REPUBLIKA.CO.ID, PASURUAN -- Politisasi agama dengan menggunakan sentimen keagamaan dan jualan dalil untuk kepentingan politik yang bertentangan dengan nilai agama telah menjadi ciri infiltrasi kelompok radikal. Faktanya, politisasi agama yang demikian justru makin memperkeruh kondisi persatuan masyarakat Indonesia yang beragam.
Pengasuh Pondok Pesantren Hidayatul Mubtadi’ien Pasuruan, KH Machrus Ali mengutarakan pandangannya terkait fenomena politisasi agama sebagai hal yang memang potensial terjadi di Indonesia sebagai bangsa yang religius.

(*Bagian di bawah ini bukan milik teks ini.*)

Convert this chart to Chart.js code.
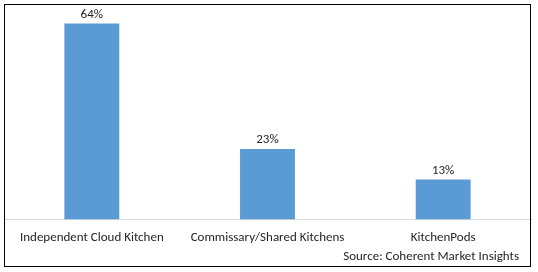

Namun ia menilai hal tersebut dapat diantisipasi dengan memperkuat hubungan antara ulama dan pemerintah.
"Hal-hal semacam itu pasti ada saja, tapi Insya Allah dengan persatuan antara ulama dan pemerintah, akan sulit bagi kelompok tersebut untuk merusak NKRI," ujar KH Machrus Aly di Pasuruan, Rabu (16/2/2022).
Kiai Mahrus melanjutkan, fenomena politisasi agama ini kerap terjadi akibat perbedaan pandangan politik. Juga karena tokoh yang bersangkutan memiliki agenda dan visi misi sendiri untuk menyudutkan pemerintah yang sah.
Terlebih lagi, masyarakat Indonesia yang religius ini seringkali dijadikan sasaran oleh kelompok yang suka mempolitisasi agama untuk diprovokasi dan memicu konflik di tengah masyarakat yang beragam. "Makanya, hal-hal seperti ini bisa digerus bersama-sama dengan kerjasama pemerintah, organisasi, ulama dan juga santri," ucap Kyai Machrus.
Ia meyakini bahwa di lingkungan pesantren bahkan ormas keagamaan besar seperti Nahdlatul Ulama (NU), Muhammadiyah, Al-Wasliyyah, serta Mathlaul Anwar, dan lain sebagainya, tidak pernah ada istilah atau ajaran anti-pemerintah, anti-NKRI atau bahkan anti-Pancasila.
"Di lingkungan pesantren contohnya, NKRI ini sudah harga mati dan tidak bisa ditawar-tawar lagi," ujar kiai yang juga Pembina Pondok Pesantren Al Ikhlas Pasuruan ini.